Infinities and Nulls
Floating-point operations involving infinity or null values behave as expected in Q/KDB+, without wrapping like integers. For example:
q)10+0we
0we
q)10+0w
0w
q)-10+0we
0we
q)-10+0w
0w
Division by zero produces positive or negative infinity:
q)123%0
0w
q)-123%0
-0w
Dividing zero by zero produces a null float:
q)0%0
0n
Scientific Notation
Floating-point numbers in Q can be expressed using scientific notation, where e indicates the exponent:
q)1.234e05
123400f
q)1.234e+5
123400f
q)1.234e5
123400f
q)1.234e-3
0.001234
To the right of the e is a signed exponent. The + and leading 0 for a positive exponent are optional.

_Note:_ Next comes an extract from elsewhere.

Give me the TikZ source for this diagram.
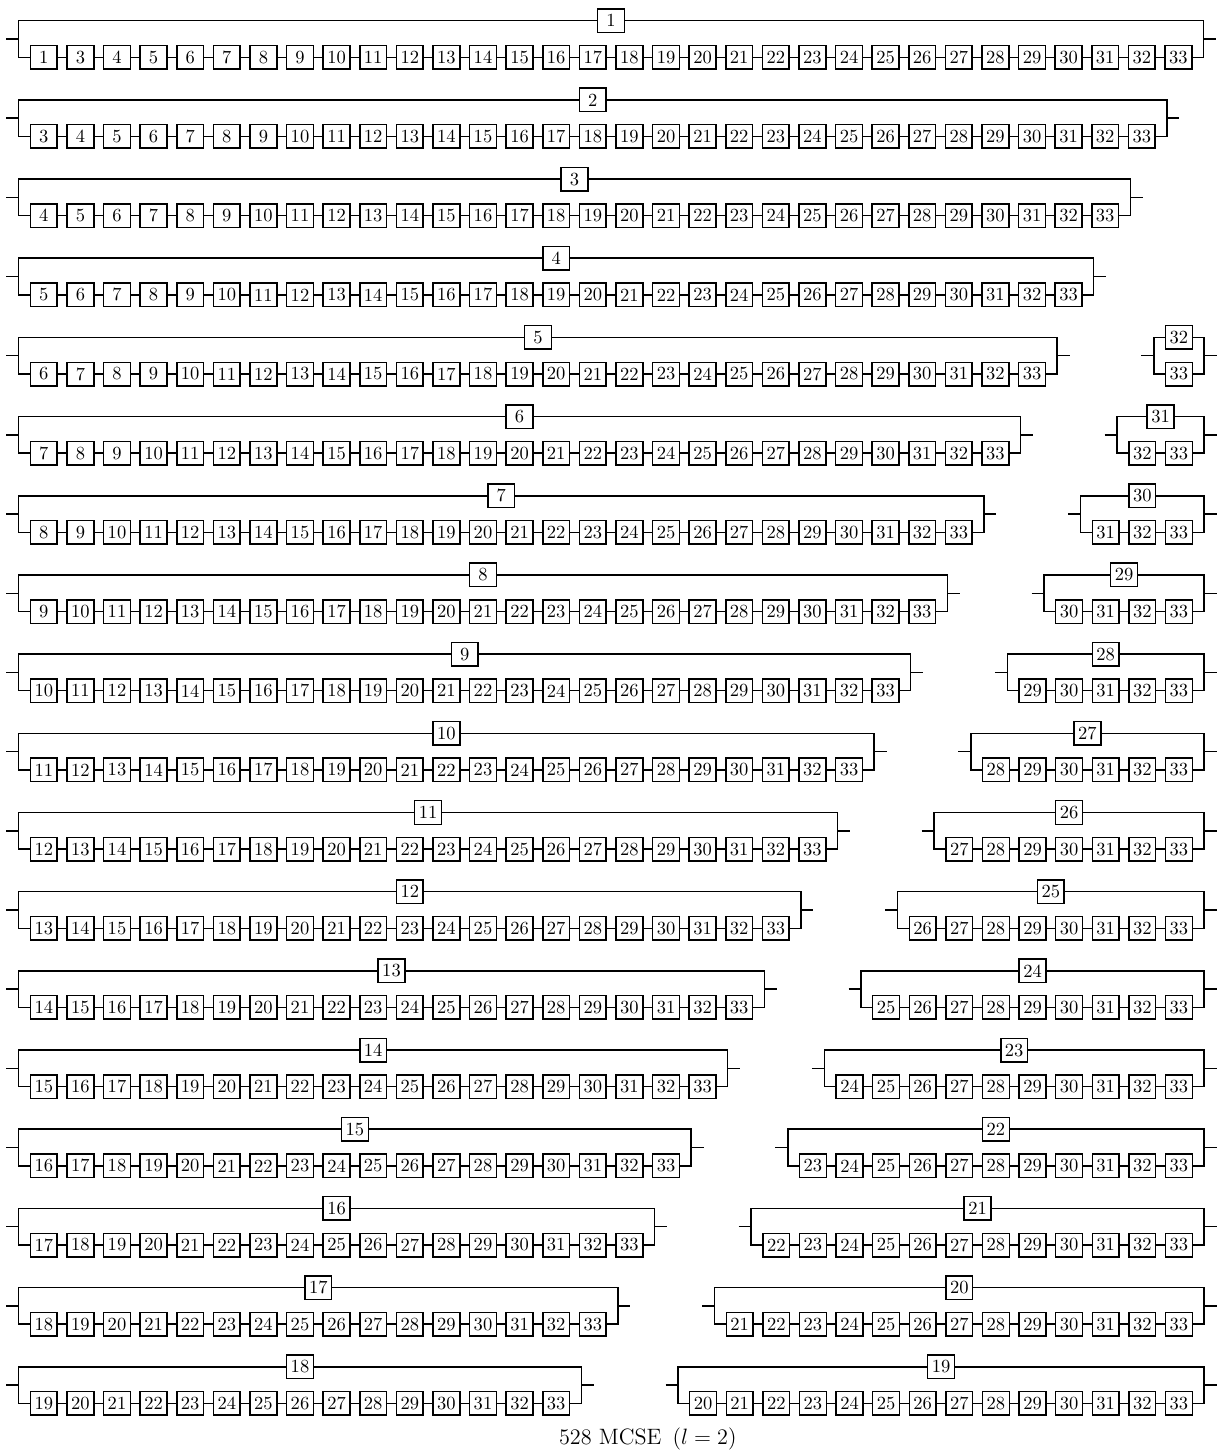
\documentclass[tikz,border=0pt]{standalone}
\begin{document}
\begin{tikzpicture}[x=0.54pt,y=-0.54pt,
  link/.style={line width=0.8pt},
  cbox/.style={draw,line width=0.8pt,minimum width=14.45pt,minimum height=12.7pt,inner sep=0pt,
    font=\fontsize{10}{12}\selectfont,fill=white}]
\useasboundingbox (0,0) rectangle (1219,1456);
\foreach \i in {1,...,32}{
  \ifnum\i<19
    \pgfmathtruncatemacro{\row}{\i}
    \pgfmathtruncatemacro{\n}{\i==1 ? 32 : 33-\i}
    \pgfmathsetmacro{\xl}{18.7}
  \else
    \pgfmathtruncatemacro{\row}{37-\i}
    \pgfmathtruncatemacro{\n}{33-\i}
    \pgfmathsetmacro{\xl}{1204-(23.4+\n*26.8+(\n-1)*9.8)}
  \fi
  \pgfmathsetmacro{\yt}{20.7+(\row-1)*79.18}
  \pgfmathsetmacro{\yb}{\yt+36.6}
  \pgfmathsetmacro{\ym}{\yt+18.3}
  \pgfmathsetmacro{\xr}{\xl+23.4+\n*26.8+(\n-1)*9.8}
  \pgfmathsetmacro{\xc}{(\xl+\xr)/2}
  \pgfmathtruncatemacro{\nm}{\n-1}
  \coordinate (in\i) at (\xl-12.5,\ym);
  \coordinate (lm\i) at (\xl,\ym);
  \coordinate (tl\i) at (\xl,\yt);
  \coordinate (bl\i) at (\xl,\yb);
  \coordinate (tr\i) at (\xr,\yt);
  \coordinate (br\i) at (\xr,\yb);
  \coordinate (rm\i) at (\xr,\ym);
  \coordinate (out\i) at (\xr+12.5,\ym);
  \node[cbox] (t\i) at (\xc,\yt) {\i};
  \foreach \m in {0,...,\nm}{
    \pgfmathtruncatemacro{\lab}{\i==1 ? (\m==0 ? 1 : \m+2) : \i+1+\m}
    \node[cbox] (b\i-\m) at (\xl+11.7+13.4+\m*36.6,\yb) {\lab};
  }
  \draw[link] (in\i) -- (lm\i);
  \draw[link] (rm\i) -- (out\i);
  \draw[link] (t\i.west) -- (tl\i) -- (bl\i) -- (b\i-0.west);
  \draw[link] (t\i.east) -- (tr\i) -- (br\i) -- (b\i-\nm.east);
  \ifnum\nm>0
    \foreach \m [evaluate=\m as \mn using int(\m+1)] in {0,...,\numexpr\nm-1\relax}{
      \draw[link] (b\i-\m.east) -- (b\i-\mn.west);
    }
  \fi
}
\node[anchor=base,font=\fontsize{12}{14.4}\selectfont,inner sep=0pt] (cap) at (647.8,1444.5) {528 MCSE\hspace{6pt}($l=2$)};
\end{tikzpicture}
\end{document}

To explicitly define a real in scientific notation, the e type suffix must be included:
q)1.234e3e
1234e
Display Precision and Formatting
The Q console defaults to displaying up to 7 significant digits for floating-point values, even though the actual stored precision may be higher. You can adjust the display precision using the \P system command:
q)\P 2
q)3.14159265358979323
3.1
q)\P 10
q)3.14159265358979323
3.141592654
q)\P 0 // Full precision (17 digits for floats - the last digit is unreliable)
q)3.14159265358979323
3.1415926535897931
Comparison Tolerance
Floating-point comparisons in Q use a tolerance mechanism to account for precision limitations. This ensures that two values close to each other are considered equal:
q)sum 7#1%7
0.99999999999999978
q)1f=sum 7#1%7
1b
q)1f>sum 7#1%7
0b
q)1f<sum 7#1%7
0b
However, only zero is tolerantly the same as zero:
q)0=1e-300
0b
q)0=0
1b
Therefore, for intolerant comparison, one can check if
\[ 0 = x - y \]
q)1f=sum 7#1%7
1b
q)0=1f-sum 7#1%7
0b
Built-in Comparison Tolerance
Comparison tolerance is automatically applied in the following cases:
- Operators:
=<<=>=>~ - Keywords:
differwithin - Iterators: Converge, Do, and While
However, comparison tolerance is not used in:
- Operators:
? - Keywords:
distinctexceptgroupininterunionxgroupascdesciascidescrankxascxdesc
Transitivity Caveat
q)a:96.099999999999994
q)b:96.10000000001
q)c:96.10000000002
q)a=b
1b
q)b=c
1b
q)a=c
0b
Because of this, floats are unsuitable for use as database keys or in operations that rely on strict equality.
Formal Definition of Tolerance
The comparison tolerance T in Q/KDB+ is defined as:
\[ T = 2^{-43} \approx 1.14 \times 10^{-13} \]
This tolerance ensures that floating-point comparisons account for small relative differences between values.
Two floating-point values x and y are considered equal if:
\[ | x - y | \le T \times max(|x|, |y|) \]
Why Non-Zero Values Cannot Equal Zero
Under this definition, no non-zero value can be considered equal to zero. Here’s the proof:
\[
\begin{align*}
| x - 0 | &\gt T \times max(|x|, |0|) \\
|x| &\gt T \times |x| \\
1 &\gt T
\end{align*} \qquad \forall \space x \ne 0
\]
Since T is a very small positive constant, the inequality \(1 > T\) always holds, making the condition true for all non-zero values of x.
Additional Notes
Floating-Point Addition is Not Associative
Due to rounding errors, the order of operations can affect the result of summing floating-point values:
q)\P 0
q)x:1e-10*til 10000000
q)sum x
4999.9995000000017
q)sum reverse x
4999.9994999999999
q){x+y} over x
4999.9994999999635
q){x+y} over reverse x
4999.9995000000026
q)sum sum 2 cut x
4999.9995000000199
Datetime Comparisons
datetime values in Q/KDB+ are stored as float and therefore use tolerance in comparisons:
q)a:2000.01.02+sum 1000#1%86400
q)b:2000.01.02T00:16:40.000
q)a=b // Tolerantly equal
1b
q)0=a-b // Strict comparison
0b
Conclusion
Floating-point numbers are a fundamental part of numerical computing, enabling the representation of continuous and approximate values in Q/KDB+. By understanding the two main floating-point types — real and float — along with their behaviour in operations, we can make more informed decisions about precision and performance in our applications.
While Q/KDB+ handles floating-point numbers with built-in comparison tolerance to mitigate small precision errors, it’s important to be mindful of the limitations, especially when working with large datasets or performing operations that require strict equality. Whether you’re using floating-point values in time series analysis, financial computations, or scientific modeling, a solid grasp of how these datatypes work will help ensure that your results are both accurate and efficient.
As always, when dealing with floating-point numbers, it’s essential to choose the appropriate type based on the required precision, and to be aware of potential pitfalls like non-transitive comparisons and rounding errors. By keeping these considerations in mind, you can avoid subtle bugs and make the most of Q/KDB+’s powerful numerical capabilities.